At the time of marriage, about 150 to 200 persons were present in the Temple as it was a Saturday. He has deposed that the mother of the Appellant was also present and she had brought Sindoor to the Hanuman Temple. After the marriage ceremony was performed, both the Appellant and the Respondent left together. In cross-examination, DW – 2 has stated that he has performed seven pheras without any Saptapadi as he is unaware of what is Saptapadi. However, he has categorically stated that a bundle of agarbatti was burnt and the Appellant and the Respondent had taken seven steps/pheras around it. He has categorically denied that he has falsely deposed that he performed the marriage. On going through his evidence, we do not find any substance in the arguments canvassed by Mr Agrawal. In his examination-in-chief as well as in the crossexamination what is clear is that the D.W. 2 had uttered the mantras and the Appellant and the Respondent had taken seven pheras around the bundle of burning agarbattis (incense sticks). Mr Agrawal was at pains to point out that walking around burning agarbattis would not amount to taking seven pheras around the sacred fire as mentioned in section 7 of the Hindu Marriage Act, 1955 and therefore this clearly shows that the marriage was not completed as required under the provisions of the Hindu Marriage Act, 1955. We are unable to agree with this submission. What is a sacred fire has not been defined in the Act.
The fact that there was a bundle of agarbattis that was burning and the Appellant and the Respondent took seven pheras around the said agarbattis is not disputed. This being the case, at least to our mind, this would be enough to show that there was compliance of section 7 of the Hindu Marriage Act, 1955. Merely because the priest (D.W. 2) has stated in his cross-examination that he has not performed Saptapadi because he was not aware of what that is, will not carry the case of the Appellant any further. The Act itself mentions in section 7 as to what is Saptapadi viz. taking of seven steps by the bride-groom and the bride jointly before the sacred fire. The fact that seven pheras were taken around the bundle of burning aggarbattis and looking at the other evidence (such as photographs amongst other things) which clearly show that Sindoor was put by the Appellant on the Respondent and he has garlanded her, we have no hesitation in holding that all the requirements of a marriage as contemplated under Hindu Marriage Act, 1955 were duly complied with. Merely because they took seven pheras around the burning aggarbattis does not mean that no seven pheras were taken around the sacred fire as contemplated under section 7 of the Hindu Marriage Act, 1955. This being the case, we find even this argument of Mr Agrawal cannot be sustained and is therefore rejected.
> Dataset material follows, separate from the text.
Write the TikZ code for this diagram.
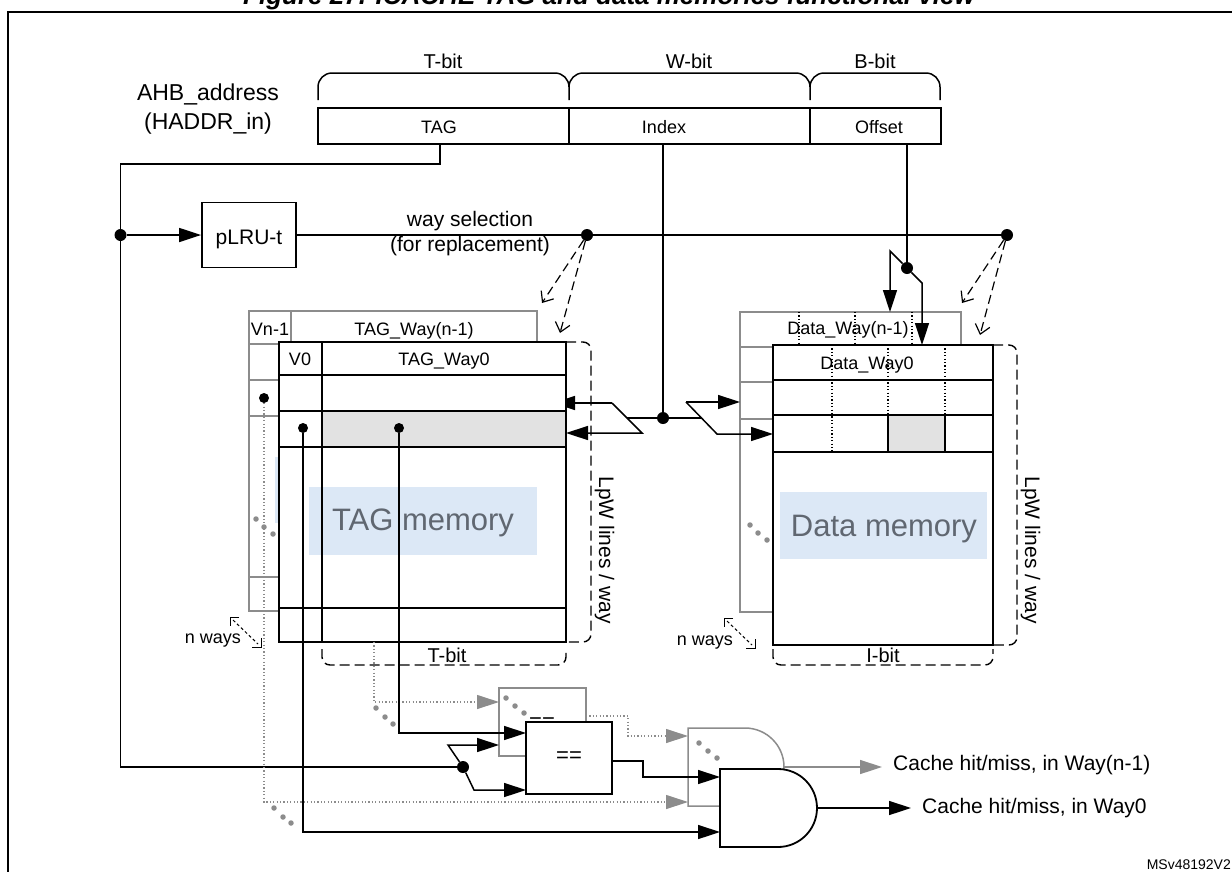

8. Before parting, we must mention that we have gone through the impugned order with great detail. We find that the impugned judgment and decree is a well written judgment and has considered all the aspects of the matter, that require no interference by us in Appeal. The learned Family Court has considered entire evidence on record and in our view correctly analyzed it and thereafter given its findings.
9. In these circumstances, we find no merit in this Appeal. The impugned judgment and decree is upheld. This Appeal is therefore accordingly dismissed. However, in the facts and circumstances of the case, there shall be no order as to costs.